--- SHORT TASK ---
Lines containing the word "with" should be extracted in full.

# MATERIAL TO PROCESS start

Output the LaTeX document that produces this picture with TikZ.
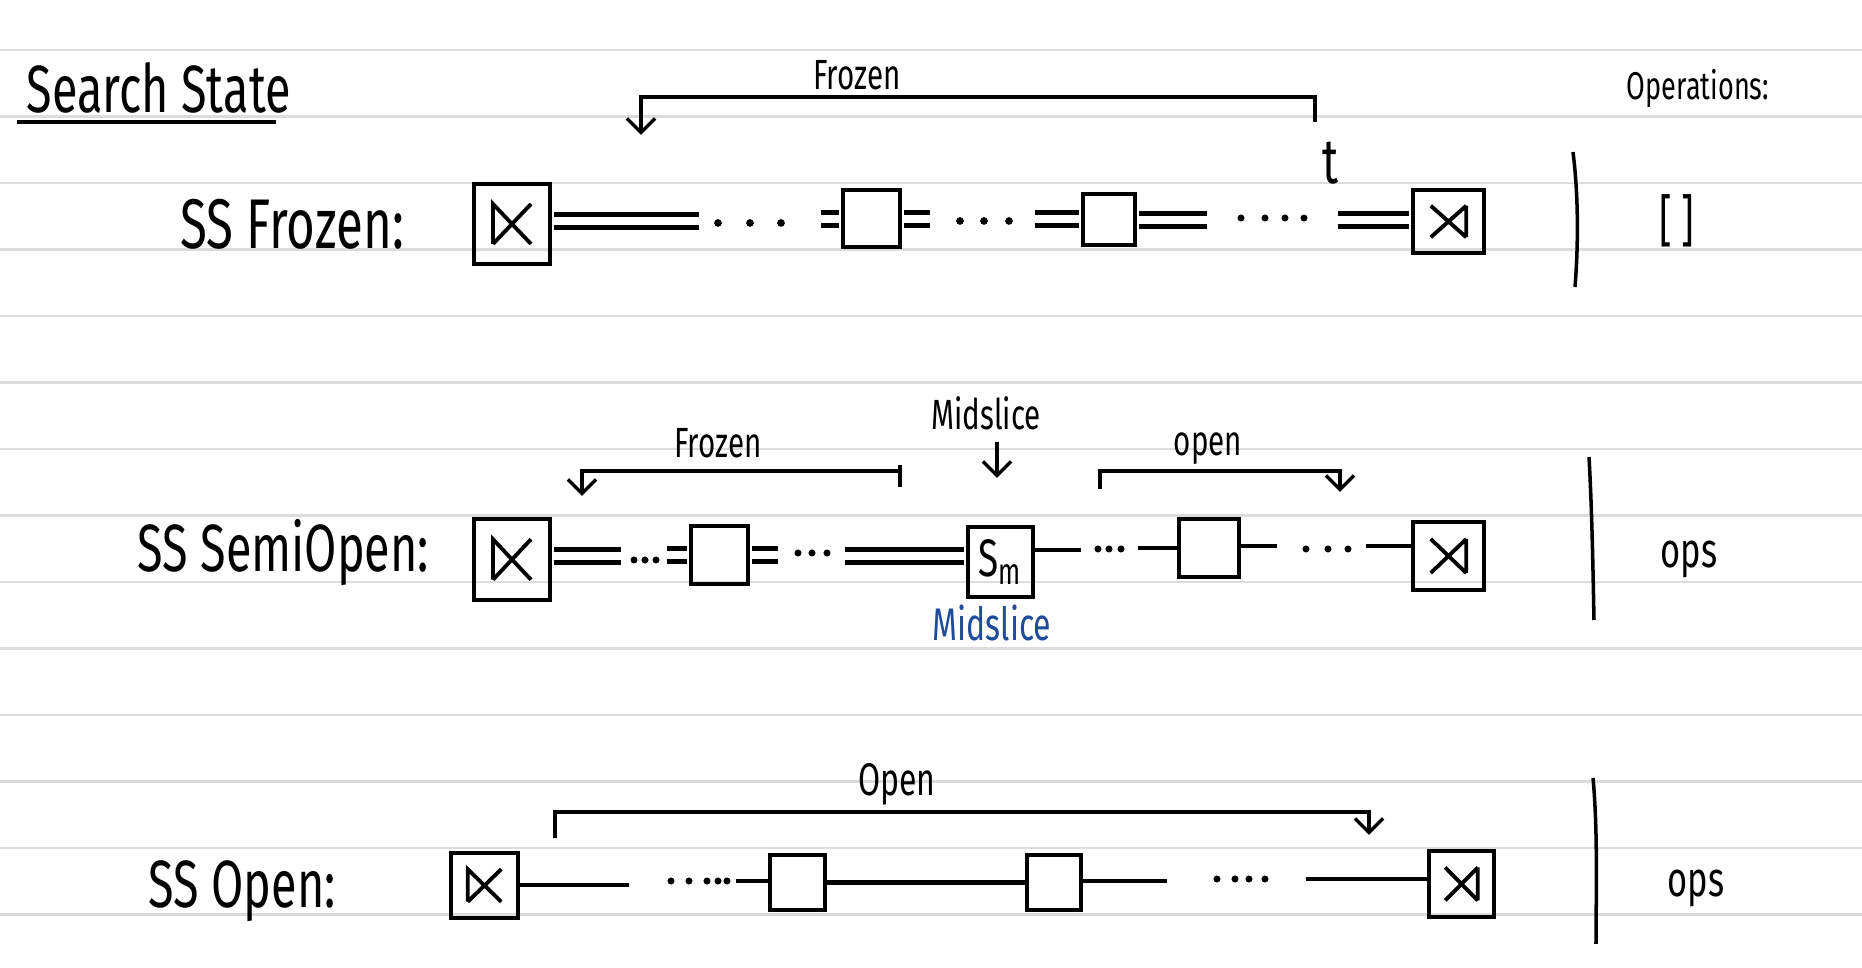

# MATERIAL TO PROCESS end
# MATERIAL TO PROCESS start

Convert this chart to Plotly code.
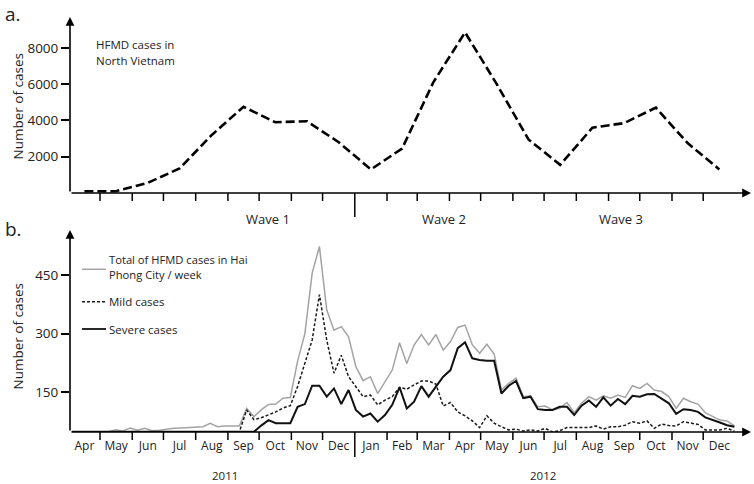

# MATERIAL TO PROCESS end
# MATERIAL TO PROCESS start

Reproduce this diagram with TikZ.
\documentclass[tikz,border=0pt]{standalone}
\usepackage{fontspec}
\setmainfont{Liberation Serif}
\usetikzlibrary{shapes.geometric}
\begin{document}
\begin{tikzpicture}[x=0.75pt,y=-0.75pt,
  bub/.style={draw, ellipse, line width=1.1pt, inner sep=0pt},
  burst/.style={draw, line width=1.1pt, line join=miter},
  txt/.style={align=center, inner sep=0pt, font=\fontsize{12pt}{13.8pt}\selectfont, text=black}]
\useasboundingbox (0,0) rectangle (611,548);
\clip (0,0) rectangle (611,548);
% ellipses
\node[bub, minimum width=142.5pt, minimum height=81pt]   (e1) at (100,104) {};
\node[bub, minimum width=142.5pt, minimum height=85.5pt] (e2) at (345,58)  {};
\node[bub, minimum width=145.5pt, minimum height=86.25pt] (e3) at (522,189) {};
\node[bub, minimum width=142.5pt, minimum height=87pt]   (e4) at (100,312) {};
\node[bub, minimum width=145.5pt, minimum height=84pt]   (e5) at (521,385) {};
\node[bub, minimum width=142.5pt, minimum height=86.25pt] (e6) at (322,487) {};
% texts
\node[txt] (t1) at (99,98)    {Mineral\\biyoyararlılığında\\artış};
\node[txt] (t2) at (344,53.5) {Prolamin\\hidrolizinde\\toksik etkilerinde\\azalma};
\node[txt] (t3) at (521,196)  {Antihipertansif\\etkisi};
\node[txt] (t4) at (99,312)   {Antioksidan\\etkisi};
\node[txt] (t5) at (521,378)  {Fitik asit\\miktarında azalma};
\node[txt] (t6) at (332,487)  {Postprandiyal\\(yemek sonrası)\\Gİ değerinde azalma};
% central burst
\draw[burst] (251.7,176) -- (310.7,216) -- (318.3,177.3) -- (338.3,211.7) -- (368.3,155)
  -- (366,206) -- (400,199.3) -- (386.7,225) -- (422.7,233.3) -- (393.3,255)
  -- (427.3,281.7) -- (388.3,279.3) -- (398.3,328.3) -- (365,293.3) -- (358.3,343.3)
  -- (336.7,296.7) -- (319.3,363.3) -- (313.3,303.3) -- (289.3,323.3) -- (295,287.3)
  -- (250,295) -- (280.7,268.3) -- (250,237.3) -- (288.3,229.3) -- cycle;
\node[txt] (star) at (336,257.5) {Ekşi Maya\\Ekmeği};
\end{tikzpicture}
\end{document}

# MATERIAL TO PROCESS end

--- EXERCISE SOLUTION ---
Output the LaTeX document that produces this picture with TikZ.
Reproduce this diagram with TikZ.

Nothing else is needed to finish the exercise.